Baltic Opera Festival 2024 Review: The Flying Dutchman

By Zenaida des Aubris
(Photo: Krzysztof Mystkowski)

The journey to Opera Lesna – literally translated as Forest Opera – is an experience in itself. From Gdansk by car, bike or bus, you arrive in the parking lot of the forest and have to make a a short pilgrimage to the site – yes, there is an unintended resemblance to approaching the hallowed halls of Bayreuth! In the evening, although it is the middle of summer, it is cool and those who have remembered to bring a jacket are well off.

Once you reach the site, there is a huge, temple-like structure that is open on all sides but covered by huge, permanent sails. This protects the stage and the audience from wind and weather. The stage is very wide and deep, and the pit can easily accommodate 110 musicians. What better place than here to stage “The Flying Dutchman” and “Turandot,” the two operas on the program this year?

The Flying Dutchman

The large, rusty-looking elements by Boris Kudlicka and Natalia Kitamikado dominate the stage and can be interpreted as sails, rocks or doors, depending on the location and lighting. In front of it is Daland’s ship – a round bathtub that rollicks back and forth according to the mood, the waves and the weather.

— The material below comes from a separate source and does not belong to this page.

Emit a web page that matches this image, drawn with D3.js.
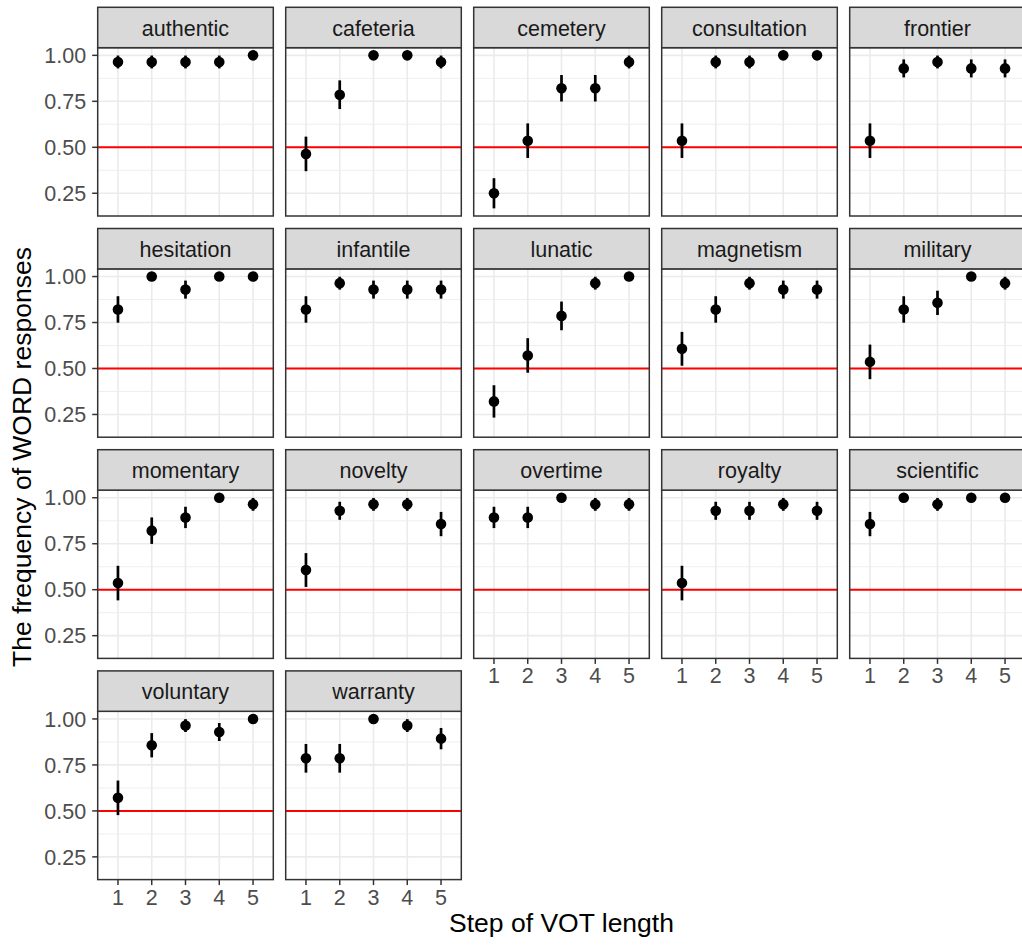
<!DOCTYPE html>
<html>
<head>
<meta charset="utf-8">
<script src="https://cdn.jsdelivr.net/npm/d3@7"></script>
<style>
  html, body { margin: 0; padding: 0; background: #fff; }
  svg { display: block; font-family: "Liberation Sans", Arial, Helvetica, sans-serif; }
</style>
</head>
<body>
<svg id="chart" width="1022" height="946"></svg>
<script>
// Items (one facet each), in facet order
const words = ["authentic", "cafeteria", "cemetery", "consultation", "frontier",
  "hesitation", "infantile", "lunatic", "magnetism", "military",
  "momentary", "novelty", "overtime", "royalty", "scientific",
  "voluntary", "warranty"];

// VOT continuum steps
const steps = [1, 2, 3, 4, 5];

// Proportion of WORD responses per step, one row per item
const proportions = [
  [0.964, 0.964, 0.964, 0.964, 1.000],
  [0.464, 0.786, 1.000, 1.000, 0.964],
  [0.250, 0.536, 0.821, 0.821, 0.964],
  [0.536, 0.964, 0.964, 1.000, 1.000],
  [0.536, 0.929, 0.964, 0.929, 0.929],
  [0.821, 1.000, 0.929, 1.000, 1.000],
  [0.821, 0.964, 0.929, 0.929, 0.929],
  [0.321, 0.571, 0.786, 0.964, 1.000],
  [0.607, 0.821, 0.964, 0.929, 0.929],
  [0.536, 0.821, 0.857, 1.000, 0.964],
  [0.536, 0.821, 0.893, 1.000, 0.964],
  [0.607, 0.929, 0.964, 0.964, 0.857],
  [0.893, 0.893, 1.000, 0.964, 0.964],
  [0.536, 0.929, 0.929, 0.964, 0.929],
  [0.857, 1.000, 0.964, 1.000, 1.000],
  [0.571, 0.857, 0.964, 0.929, 1.000],
  [0.786, 0.786, 1.000, 0.964, 0.893]
];

// Standard errors (error bar half-widths), same layout as proportions
const standardErrors = [
  [0.035, 0.035, 0.035, 0.035, 0.000],
  [0.094, 0.078, 0.000, 0.000, 0.035],
  [0.082, 0.094, 0.072, 0.072, 0.035],
  [0.094, 0.035, 0.035, 0.000, 0.000],
  [0.094, 0.049, 0.035, 0.049, 0.049],
  [0.072, 0.000, 0.049, 0.000, 0.000],
  [0.072, 0.035, 0.049, 0.049, 0.049],
  [0.088, 0.094, 0.078, 0.035, 0.000],
  [0.092, 0.072, 0.035, 0.049, 0.049],
  [0.094, 0.072, 0.066, 0.000, 0.035],
  [0.094, 0.072, 0.058, 0.000, 0.035],
  [0.092, 0.049, 0.035, 0.035, 0.066],
  [0.058, 0.058, 0.000, 0.035, 0.035],
  [0.094, 0.049, 0.049, 0.035, 0.049],
  [0.066, 0.000, 0.035, 0.000, 0.000],
  [0.094, 0.066, 0.035, 0.049, 0.000],
  [0.078, 0.078, 0.000, 0.035, 0.058]
];

const yTicks = [0.25, 0.50, 0.75, 1.00];
const yMinorTicks = [0.125, 0.375, 0.625, 0.875, 1.125];
const referenceLevel = 0.5;

const xTitle = "Step of VOT length";
const yTitle = "The frequency of WORD responses";

// ---- layout ----
const nCols = 5;
const panelLeft0 = 97.7, colStep = 188, panelW = 175.6;
const stripTop0 = 7.3, rowStep = 221.2, stripH = 40.4, panelH = 168.3;
const tickLen = 5.5;
const tickFont = 21.5, titleFont = 26.5;

const svg = d3.select("#chart");
svg.append("rect").attr("width", 1022).attr("height", 946).attr("fill", "#fff");

// shared y domain from the error-bar extent with 5% padding
const lows = proportions.flatMap((r, i) => r.map((p, j) => p - standardErrors[i][j]));
const highs = proportions.flatMap((r, i) => r.map((p, j) => p + standardErrors[i][j]));
const yLo = d3.min(lows), yHi = d3.max(highs);
const pad = (yHi - yLo) * 0.05;

const x = d3.scaleLinear().domain([0.4, 5.6]).range([0, panelW]);
const y = d3.scaleLinear().domain([yLo - pad, yHi + pad]).range([panelH, 0]);

words.forEach((word, i) => {
  const col = i % nCols, row = Math.floor(i / nCols);
  const left = panelLeft0 + col * colStep;
  const stripTop = stripTop0 + row * rowStep;
  const top = stripTop + stripH;
  const g = svg.append("g").attr("transform", `translate(${left},${top})`);

  // gridlines
  g.selectAll(".ymin").data(yMinorTicks.filter(v => v >= y.domain()[0] && v <= y.domain()[1]))
    .join("line").attr("x1", 0).attr("x2", panelW)
    .attr("y1", d => y(d)).attr("y2", d => y(d))
    .attr("stroke", "#EBEBEB").attr("stroke-width", 0.8);
  g.selectAll(".ymaj").data(yTicks).join("line")
    .attr("x1", 0).attr("x2", panelW)
    .attr("y1", d => y(d)).attr("y2", d => y(d))
    .attr("stroke", "#EBEBEB").attr("stroke-width", 1.6);
  g.selectAll(".xmaj").data(steps).join("line")
    .attr("x1", d => x(d)).attr("x2", d => x(d))
    .attr("y1", 0).attr("y2", panelH)
    .attr("stroke", "#EBEBEB").attr("stroke-width", 1.6);

  // 50% reference line
  g.append("line").attr("x1", 0).attr("x2", panelW)
    .attr("y1", y(referenceLevel)).attr("y2", y(referenceLevel))
    .attr("stroke", "#FF0000").attr("stroke-width", 2);

  const pts = steps.map((s, j) => ({ s, p: proportions[i][j], se: standardErrors[i][j] }));

  // error bars
  g.selectAll(".err").data(pts.filter(d => d.se > 0)).join("line")
    .attr("x1", d => x(d.s)).attr("x2", d => x(d.s))
    .attr("y1", d => y(d.p - d.se)).attr("y2", d => y(Math.min(d.p + d.se, 1)))
    .attr("stroke", "#000").attr("stroke-width", 2.7);

  // points
  g.selectAll(".pt").data(pts).join("circle")
    .attr("cx", d => x(d.s)).attr("cy", d => y(d.p)).attr("r", 5.3)
    .attr("fill", "#000");

  // panel border
  g.append("rect").attr("x", 0).attr("y", 0).attr("width", panelW).attr("height", panelH)
    .attr("fill", "none").attr("stroke", "#333333").attr("stroke-width", 1.5);

  // strip
  const sg = svg.append("g").attr("transform", `translate(${left},${stripTop})`);
  sg.append("rect").attr("width", panelW).attr("height", stripH)
    .attr("fill", "#D9D9D9").attr("stroke", "#333333").attr("stroke-width", 1.5);
  sg.append("text").attr("x", panelW / 2).attr("y", 28.4)
    .attr("text-anchor", "middle").attr("font-size", tickFont).attr("fill", "#1A1A1A")
    .text(word);

  // y axis on first column
  if (col === 0) {
    const ya = g.append("g");
    ya.selectAll("line").data(yTicks).join("line")
      .attr("x1", -tickLen).attr("x2", 0)
      .attr("y1", d => y(d)).attr("y2", d => y(d))
      .attr("stroke", "#333333").attr("stroke-width", 1.5);
    ya.selectAll("text").data(yTicks).join("text")
      .attr("x", -11.5).attr("y", d => y(d) + 7.7)
      .attr("text-anchor", "end").attr("font-size", tickFont).attr("fill", "#4D4D4D")
      .text(d => d3.format(".2f")(d));
  }

  // x axis on the lowest panel of each column
  if (i + nCols >= words.length) {
    const xa = g.append("g").attr("transform", `translate(0,${panelH})`);
    xa.selectAll("line").data(steps).join("line")
      .attr("x1", d => x(d)).attr("x2", d => x(d))
      .attr("y1", 0).attr("y2", tickLen)
      .attr("stroke", "#333333").attr("stroke-width", 1.5);
    xa.selectAll("text").data(steps).join("text")
      .attr("x", d => x(d)).attr("y", 25)
      .attr("text-anchor", "middle").attr("font-size", tickFont).attr("fill", "#4D4D4D")
      .text(d => d);
  }
});

// axis titles
svg.append("text")
  .attr("x", panelLeft0 + ((nCols - 1) * colStep + panelW) / 2).attr("y", 932)
  .attr("text-anchor", "middle").attr("font-size", titleFont).attr("fill", "#000")
  .text(xTitle);

svg.append("text")
  .attr("transform", "translate(31,457) rotate(-90)")
  .attr("text-anchor", "middle").attr("font-size", titleFont).attr("fill", "#000")
  .text(yTitle);
</script>
</body>
</html>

For stage director Barbara Wisniewska, Daland is already getting on in years and needs a wheelchair, but as soon as the Dutchman’s riches are on display, this suddenly becomes unnecessary. Gold always succeeds, quite simply, in enchanting and seducing. In this production, the Dutchman appears elegantly dressed in white, as if he had just been dressed by an English gentleman’s outfitter for a country outing. Costume designer Dorota Roqueplo makes sure of this. His sea companions are fairy-like figures from centuries gone by, who are always scurrying around him in a stage-filling choreography by Jacek Przybylowicz. The Dutchman’s gold treasure is a huge gold bar that only his henchmen can move with ease. Ordinary mortals like Daland’s sailors cannot move the treasure an inch. Therein lies magic.

On this evening, Tomasz Konieczny, as the Dutchman, had to be announced as indisposed and was only able to get through the first act vocally. He remained to act on stage, but Oleksandr Pushniak sang from the side stage with a similarly voluminous timbre.

Rafał Siwek embodied the greedy father who is so quick to give his daughter away. Even with a microport and the appropriate amplification, he plays a Daland who is about to retire.

His daughter Senta, on the other hand, embodied by Vida Miknevičiūtė, is a self-confident young woman who knows what she wants and communicates it with a great, musically well-placed and simply beautiful soprano. Erik, as her spurned friend and rejected protector, is also excellently cast by tenor Dominik Sutowicz. Rafał Bartmiński, with his lanky stature but with a very secure tenor timbre, makes a convincing helmsman.   

The orchestra of the Baltic Opera in Gdansk, conducted by Yaroslav Shemet, played excellently in the pit. Here, too, there is a hint of acoustic amplification, but it is never intrusive or overdone.